Billy Keane: A proud people under siege from club lobby and plundering superpowers
THE Samoans are an island people, just like us. They are no strangers to raids and invasions from overseas superpowers. Many of their players have been poached by bigger nations. Especially New Zealand. It is a rugby scandal.
The plundered players will then be turned into Englishmen or Kiwis simply by spending five years in the country that bought them.
The IRB have tried to compensate for allowing the island clearances by putting in a high performance unit in Samoa and Regulation 9 has been a godsend for the smaller countries. Regulation 9 is a rugby law.
Put simply, clubs cannot stop a player from playing with his country. Like most island nations, Samoa's biggest export is her people. Only two of the Samoan international team play at home.
So, here they are together in Ireland, united for a while at least.
Samoa is a nation of fewer than 200,000 people. You could fit the whole country into a corner of Dublin. yet they have risen to seventh in the world, one place above us. An incredible achievement.
Around this time of year small villages are setting out on an incredible human journey. No this is not the saga of brave island mariners heading off out into the Pacific in search of adventure and uninhabited atolls.
This is the story of the GAA club championships. Small places, uncharted in Google maps, with no more than a single pub, a church and a three-teacher school can go all the way to All-Ireland club glory on St Patrick's Day.
Samoa is a small place bonded by the same shared sense of national identity, a love of family and faith.
This is no trivial nation. Pat Lam, the Connacht coach, who is of Samoan extraction, speaks on an RTE podcast of the singing, the dancing and the prayers.
Many of their players will not play on a Sunday. Rugby was brought to Samoa by the Marist Fathers. The sport is now the national game.
The Samoans are a religious and spiritual people. The two don't always go together in the way we practice our faith, but the Samoans really do believe in the power of prayer and draw on those who have passed on to help those left behind.
Peter Fatialofa died suddenly from a heart attack on Tuesday last. Peter led his country in a World Cup and has been decorated by the queen for services to rugby. The Samoan rugby families are bound by shared blood and love of homeland.
They will be praying and playing for the soul of Peter Fatialofa today in the Aviva Stadium. Fats, as he was known, settled in New Zealand and his day job was the ideal for a prop forward. He was a piano mover.
Make no mistake, the islanders will be well up for this. Just watch out for their version of the Haka – the Siva Tau.
There is also a very real sense of grievance, which is a powerful incentive for any team.
Ireland's next two games are against Australia and New Zealand. Both matches are sell-outs. Samoa's next two games are against Georgia and the French Barbarians. It is unlikely the Samoan people will travel by Kon Tiki for the game. There will be no more at their matches than you'd get at a good movie in the omniplex.
Is this fair? No, it isn't. It seems the IRB are trying to help Samoan rugby with Regulation 9, but, at the same time, they are intent on maintaining the status quo.

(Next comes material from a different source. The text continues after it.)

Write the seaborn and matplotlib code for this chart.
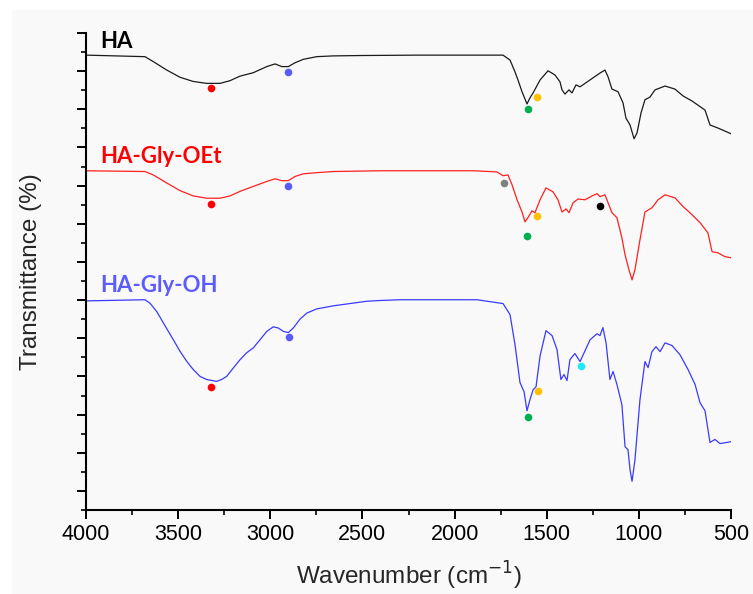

This evening's game is the only match Samoa will play in the November series against a Tier 1 country. There hasn't been any great protest from the Samoans. You sense they are in some way grateful for the progress that has been made in recent years and are afraid that by growing too militant they might stop the march of progress.
It is the classic dilemma of the oppressed. How far do you go with protest when some progress has been made by subservience and cap doffing?
There is the powerful club lobby to contend with. Nearly all of the Samoans have professional contracts. The Samoans are well paid and, hopefully, will return home with enough to last them the rest of their lives.
The national team has benefited too. There was a time when some of the Samoan players were unfit. Clubs have strict fitness regimes and the Samoans are the beneficiaries.
But there's a downside. Clubs see their players as entries on balance sheets. Sport reflects life and the shifting allegiances of the politics of international economics are changing the definition of patriotism.
The big trans-global businesses are the new conquistadores. Some are run by benevolent men and women. Most are not.
The quest for riches has always been the catalyst for conquest. So it is that some of the big rugby clubs are putting their own commercial interests before the good of the game.
The idiots in charge of the French and English rugby unions donated their sovereignty to the marketplace.
The French and English unions weren't even paid for giving away the rights over their own players.
The IRFU got it right at the time and we owe a huge debt to the decision-makers. Would that those who run the Irish game were always so wise.
The top soccer club teams are far better than the national sides of the countries in which they play. This is the most tangible proof of the rise and rise of the corporate nations.
The Samoans will try their utmost to do their protesting on the pitch. The scoreboard cannot be finessed.
Samoa are missing some key players, but they will put it up to an undercooked Ireland team.
We always cheer for the motherland. Ireland is an all-island team. For many a year our rugby team bound us together as a nation when all else was torn apart.
Let's hope we can win this match, as the next two will be very difficult indeed.
But we sincerely hope another island team, from the other side of the world, will give a very good account of themselves in Dublin today.